INFORMATION PROVIDED:
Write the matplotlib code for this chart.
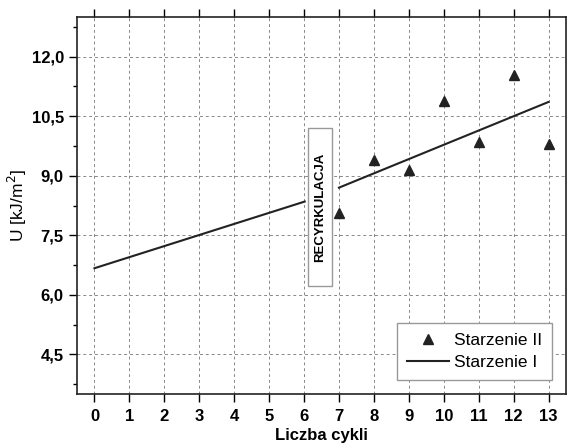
"""
Udarnosc U w funkcji liczby cykli (Starzenie I / Starzenie II)
"""
import matplotlib
matplotlib.use('Agg')
import matplotlib.pyplot as plt
from matplotlib.patches import Rectangle
from matplotlib.ticker import MultipleLocator

plt.rcParams['font.family'] = ['Liberation Sans', 'DejaVu Sans']

# Starzenie II - punkty pomiarowe
cykle_II = [7, 8, 9, 10, 11, 12, 13]
u_II = [8.07, 9.40, 9.15, 10.89, 9.86, 11.54, 9.80]

# Starzenie I - dwa odcinki (przed i po recyrkulacji)
cykle_I_a = [0, 6.02]
u_I_a = [6.67, 8.35]
cykle_I_b = [7, 13]
u_I_b = [8.70, 10.86]

x_ticks = list(range(0, 14))
y_ticks = [4.5, 6.0, 7.5, 9.0, 10.5, 12.0]

fig = plt.figure(figsize=(5.67, 4.48), dpi=100)
ax = fig.add_axes([0.1358, 0.1205, 0.8624, 0.8415])

line, = ax.plot(cykle_I_a, u_I_a, color='#222222', linewidth=1.5, label='Starzenie I')
ax.plot(cykle_I_b, u_I_b, color='#222222', linewidth=1.5)
pts, = ax.plot(cykle_II, u_II, linestyle='none', marker='^', markersize=7.5,
               color='#222222', label='Starzenie II')

ax.set_xlim(-0.5, 13.5)
ax.set_ylim(3.5, 13.0)
ax.set_xticks(x_ticks)
ax.set_yticks(y_ticks)
ax.yaxis.set_minor_locator(MultipleLocator(0.75))
ax.set_yticklabels([f'{v:.1f}'.replace('.', ',') for v in y_ticks])

ax.tick_params(axis='both', which='major', direction='out', length=6, width=1,
               labelsize=12)
ax.tick_params(axis='x', which='major', pad=5, top=True, labeltop=False)
ax.tick_params(axis='y', which='major', pad=3.5)
ax.tick_params(axis='y', which='minor', direction='out', length=3, width=1)
for lab in ax.get_xticklabels() + ax.get_yticklabels():
    lab.set_fontweight('bold')

ax.grid(True, which='major', color='#888888', linestyle=(0, (3, 3)), linewidth=0.7)
ax.set_axisbelow(True)
for s in ax.spines.values():
    s.set_linewidth(1.2)
    s.set_color('#222222')

ax.set_xlabel('Liczba cykli', fontsize=12, fontweight='bold', labelpad=3)
ax.set_ylabel('U [kJ/m$^2$]', fontsize=12.5, labelpad=1.5)

# ramka z napisem RECYRKULACJA
ax.add_patch(Rectangle((6.12, 6.22), 0.68, 3.99, facecolor='white',
                       edgecolor='#999999', linewidth=1, zorder=3))
ax.text(6.46, 8.21, 'RECYRKULACJA', rotation=90, ha='center', va='center',
        fontsize=9.5, fontweight='bold', zorder=4)

ax.legend(handles=[pts, line], loc='lower right', bbox_to_anchor=(0.99, 0.014),
          fontsize=12.5, frameon=True, fancybox=False, edgecolor='#999999',
          framealpha=1, handlelength=2.4, borderpad=0.6, labelspacing=0.35,
          handletextpad=0.3)

plt.savefig('out.png', dpi=100)
plt.close()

EXERCISE DETAILS: Everything from the first line of the listing above through the line that contains "lab.set_fontweight('bold')" is to be restated word for word, minus the pictures.

RESPONSE:
Write the matplotlib code for this chart.
"""
Udarnosc U w funkcji liczby cykli (Starzenie I / Starzenie II)
"""
import matplotlib
matplotlib.use('Agg')
import matplotlib.pyplot as plt
from matplotlib.patches import Rectangle
from matplotlib.ticker import MultipleLocator

plt.rcParams['font.family'] = ['Liberation Sans', 'DejaVu Sans']

# Starzenie II - punkty pomiarowe
cykle_II = [7, 8, 9, 10, 11, 12, 13]
u_II = [8.07, 9.40, 9.15, 10.89, 9.86, 11.54, 9.80]

# Starzenie I - dwa odcinki (przed i po recyrkulacji)
cykle_I_a = [0, 6.02]
u_I_a = [6.67, 8.35]
cykle_I_b = [7, 13]
u_I_b = [8.70, 10.86]

x_ticks = list(range(0, 14))
y_ticks = [4.5, 6.0, 7.5, 9.0, 10.5, 12.0]

fig = plt.figure(figsize=(5.67, 4.48), dpi=100)
ax = fig.add_axes([0.1358, 0.1205, 0.8624, 0.8415])

line, = ax.plot(cykle_I_a, u_I_a, color='#222222', linewidth=1.5, label='Starzenie I')
ax.plot(cykle_I_b, u_I_b, color='#222222', linewidth=1.5)
pts, = ax.plot(cykle_II, u_II, linestyle='none', marker='^', markersize=7.5,
               color='#222222', label='Starzenie II')

ax.set_xlim(-0.5, 13.5)
ax.set_ylim(3.5, 13.0)
ax.set_xticks(x_ticks)
ax.set_yticks(y_ticks)
ax.yaxis.set_minor_locator(MultipleLocator(0.75))
ax.set_yticklabels([f'{v:.1f}'.replace('.', ',') for v in y_ticks])

ax.tick_params(axis='both', which='major', direction='out', length=6, width=1,
               labelsize=12)
ax.tick_params(axis='x', which='major', pad=5, top=True, labeltop=False)
ax.tick_params(axis='y', which='major', pad=3.5)
ax.tick_params(axis='y', which='minor', direction='out', length=3, width=1)
for lab in ax.get_xticklabels() + ax.get_yticklabels():
    lab.set_fontweight('bold')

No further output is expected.